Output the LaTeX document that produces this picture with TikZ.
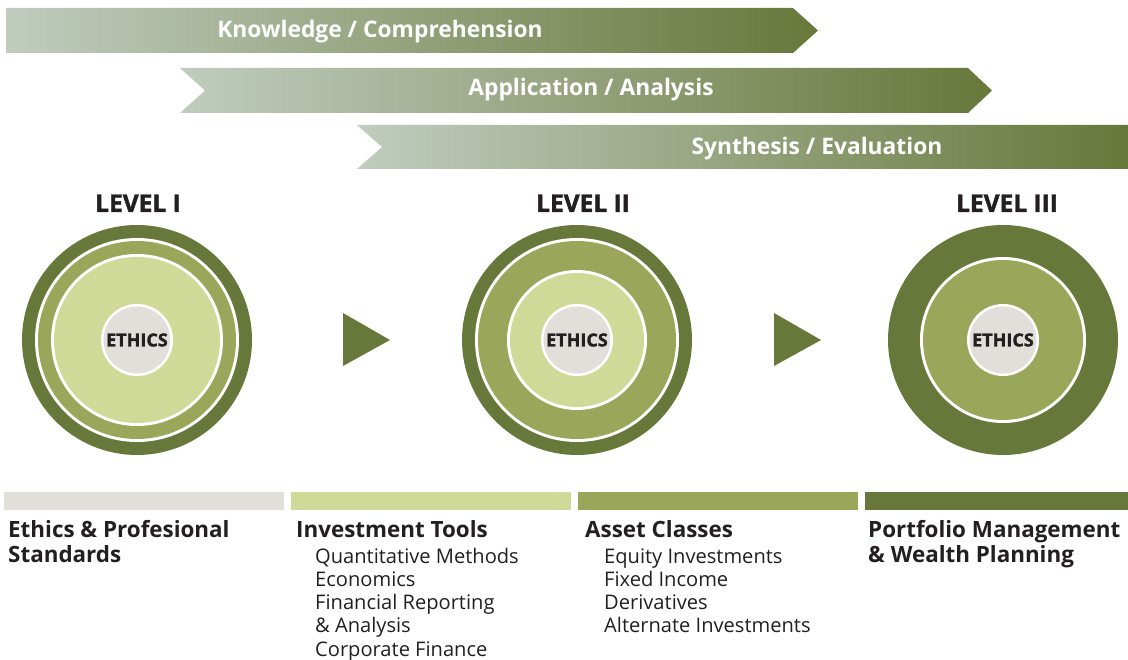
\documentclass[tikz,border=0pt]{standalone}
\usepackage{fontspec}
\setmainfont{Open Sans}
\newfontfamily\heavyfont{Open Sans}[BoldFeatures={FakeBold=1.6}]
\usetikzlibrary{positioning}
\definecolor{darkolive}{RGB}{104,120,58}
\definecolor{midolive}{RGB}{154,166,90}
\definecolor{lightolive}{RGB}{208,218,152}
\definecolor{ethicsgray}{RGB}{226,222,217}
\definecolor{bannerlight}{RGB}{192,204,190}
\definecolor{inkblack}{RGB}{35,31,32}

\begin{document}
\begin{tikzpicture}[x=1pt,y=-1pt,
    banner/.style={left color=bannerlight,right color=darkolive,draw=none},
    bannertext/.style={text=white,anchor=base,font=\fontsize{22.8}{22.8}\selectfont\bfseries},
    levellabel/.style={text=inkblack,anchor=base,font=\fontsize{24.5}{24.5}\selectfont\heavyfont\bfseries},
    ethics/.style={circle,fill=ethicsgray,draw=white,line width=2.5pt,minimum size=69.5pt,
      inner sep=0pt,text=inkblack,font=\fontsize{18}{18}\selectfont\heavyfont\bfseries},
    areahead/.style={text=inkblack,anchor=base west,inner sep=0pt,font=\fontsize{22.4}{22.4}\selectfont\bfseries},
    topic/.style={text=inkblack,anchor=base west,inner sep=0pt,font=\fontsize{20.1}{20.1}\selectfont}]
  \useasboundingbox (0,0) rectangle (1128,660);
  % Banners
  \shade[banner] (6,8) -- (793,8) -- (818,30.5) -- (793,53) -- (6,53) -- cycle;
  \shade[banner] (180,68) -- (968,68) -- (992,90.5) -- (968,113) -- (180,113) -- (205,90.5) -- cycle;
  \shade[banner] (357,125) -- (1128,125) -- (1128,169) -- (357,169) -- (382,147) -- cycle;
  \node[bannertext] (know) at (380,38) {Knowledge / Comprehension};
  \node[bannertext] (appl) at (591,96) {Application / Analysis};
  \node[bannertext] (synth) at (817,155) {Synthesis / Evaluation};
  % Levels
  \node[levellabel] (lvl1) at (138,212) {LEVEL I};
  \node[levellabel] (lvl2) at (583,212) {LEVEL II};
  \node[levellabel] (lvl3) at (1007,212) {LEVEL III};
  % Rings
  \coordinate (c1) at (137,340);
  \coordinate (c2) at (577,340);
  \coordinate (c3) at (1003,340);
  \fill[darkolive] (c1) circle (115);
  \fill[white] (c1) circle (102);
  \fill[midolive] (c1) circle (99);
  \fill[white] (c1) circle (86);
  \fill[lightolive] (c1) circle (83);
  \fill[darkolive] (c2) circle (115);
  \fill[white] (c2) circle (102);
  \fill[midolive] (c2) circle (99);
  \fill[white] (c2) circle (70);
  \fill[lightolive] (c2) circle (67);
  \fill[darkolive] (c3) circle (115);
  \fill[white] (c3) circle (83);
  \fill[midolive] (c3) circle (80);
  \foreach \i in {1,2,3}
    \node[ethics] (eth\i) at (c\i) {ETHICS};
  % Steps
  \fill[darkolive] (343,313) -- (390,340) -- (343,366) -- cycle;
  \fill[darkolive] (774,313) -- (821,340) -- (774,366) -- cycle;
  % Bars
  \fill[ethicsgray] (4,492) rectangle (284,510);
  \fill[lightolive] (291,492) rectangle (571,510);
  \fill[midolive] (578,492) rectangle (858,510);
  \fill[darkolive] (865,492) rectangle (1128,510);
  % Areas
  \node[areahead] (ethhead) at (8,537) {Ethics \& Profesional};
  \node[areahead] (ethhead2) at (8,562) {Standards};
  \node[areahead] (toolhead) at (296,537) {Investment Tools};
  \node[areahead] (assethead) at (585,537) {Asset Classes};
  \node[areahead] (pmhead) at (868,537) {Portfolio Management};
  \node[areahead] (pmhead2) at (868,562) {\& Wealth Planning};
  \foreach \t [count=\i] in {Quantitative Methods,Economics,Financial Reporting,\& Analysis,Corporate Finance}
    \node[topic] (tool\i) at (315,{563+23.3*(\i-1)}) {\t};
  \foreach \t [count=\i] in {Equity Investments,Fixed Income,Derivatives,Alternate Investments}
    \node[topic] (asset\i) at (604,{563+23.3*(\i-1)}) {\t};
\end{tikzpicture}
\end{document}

Set exercise
Leave out the pictures and print every line of the data exactly.

Solution to this problem
Output the LaTeX document that produces this picture with TikZ.
\documentclass[tikz,border=0pt]{standalone}
\usepackage{fontspec}
\setmainfont{Open Sans}
\newfontfamily\heavyfont{Open Sans}[BoldFeatures={FakeBold=1.6}]
\usetikzlibrary{positioning}
\definecolor{darkolive}{RGB}{104,120,58}
\definecolor{midolive}{RGB}{154,166,90}
\definecolor{lightolive}{RGB}{208,218,152}
\definecolor{ethicsgray}{RGB}{226,222,217}
\definecolor{bannerlight}{RGB}{192,204,190}
\definecolor{inkblack}{RGB}{35,31,32}

\begin{document}
\begin{tikzpicture}[x=1pt,y=-1pt,
    banner/.style={left color=bannerlight,right color=darkolive,draw=none},
    bannertext/.style={text=white,anchor=base,font=\fontsize{22.8}{22.8}\selectfont\bfseries},
    levellabel/.style={text=inkblack,anchor=base,font=\fontsize{24.5}{24.5}\selectfont\heavyfont\bfseries},
    ethics/.style={circle,fill=ethicsgray,draw=white,line width=2.5pt,minimum size=69.5pt,
      inner sep=0pt,text=inkblack,font=\fontsize{18}{18}\selectfont\heavyfont\bfseries},
    areahead/.style={text=inkblack,anchor=base west,inner sep=0pt,font=\fontsize{22.4}{22.4}\selectfont\bfseries},
    topic/.style={text=inkblack,anchor=base west,inner sep=0pt,font=\fontsize{20.1}{20.1}\selectfont}]
  \useasboundingbox (0,0) rectangle (1128,660);
  % Banners
  \shade[banner] (6,8) -- (793,8) -- (818,30.5) -- (793,53) -- (6,53) -- cycle;
  \shade[banner] (180,68) -- (968,68) -- (992,90.5) -- (968,113) -- (180,113) -- (205,90.5) -- cycle;
  \shade[banner] (357,125) -- (1128,125) -- (1128,169) -- (357,169) -- (382,147) -- cycle;
  \node[bannertext] (know) at (380,38) {Knowledge / Comprehension};
  \node[bannertext] (appl) at (591,96) {Application / Analysis};
  \node[bannertext] (synth) at (817,155) {Synthesis / Evaluation};
  % Levels
  \node[levellabel] (lvl1) at (138,212) {LEVEL I};
  \node[levellabel] (lvl2) at (583,212) {LEVEL II};
  \node[levellabel] (lvl3) at (1007,212) {LEVEL III};
  % Rings
  \coordinate (c1) at (137,340);
  \coordinate (c2) at (577,340);
  \coordinate (c3) at (1003,340);
  \fill[darkolive] (c1) circle (115);
  \fill[white] (c1) circle (102);
  \fill[midolive] (c1) circle (99);
  \fill[white] (c1) circle (86);
  \fill[lightolive] (c1) circle (83);
  \fill[darkolive] (c2) circle (115);
  \fill[white] (c2) circle (102);
  \fill[midolive] (c2) circle (99);
  \fill[white] (c2) circle (70);
  \fill[lightolive] (c2) circle (67);
  \fill[darkolive] (c3) circle (115);
  \fill[white] (c3) circle (83);
  \fill[midolive] (c3) circle (80);
  \foreach \i in {1,2,3}
    \node[ethics] (eth\i) at (c\i) {ETHICS};
  % Steps
  \fill[darkolive] (343,313) -- (390,340) -- (343,366) -- cycle;
  \fill[darkolive] (774,313) -- (821,340) -- (774,366) -- cycle;
  % Bars
  \fill[ethicsgray] (4,492) rectangle (284,510);
  \fill[lightolive] (291,492) rectangle (571,510);
  \fill[midolive] (578,492) rectangle (858,510);
  \fill[darkolive] (865,492) rectangle (1128,510);
  % Areas
  \node[areahead] (ethhead) at (8,537) {Ethics \& Profesional};
  \node[areahead] (ethhead2) at (8,562) {Standards};
  \node[areahead] (toolhead) at (296,537) {Investment Tools};
  \node[areahead] (assethead) at (585,537) {Asset Classes};
  \node[areahead] (pmhead) at (868,537) {Portfolio Management};
  \node[areahead] (pmhead2) at (868,562) {\& Wealth Planning};
  \foreach \t [count=\i] in {Quantitative Methods,Economics,Financial Reporting,\& Analysis,Corporate Finance}
    \node[topic] (tool\i) at (315,{563+23.3*(\i-1)}) {\t};
  \foreach \t [count=\i] in {Equity Investments,Fixed Income,Derivatives,Alternate Investments}
    \node[topic] (asset\i) at (604,{563+23.3*(\i-1)}) {\t};
\end{tikzpicture}
\end{document}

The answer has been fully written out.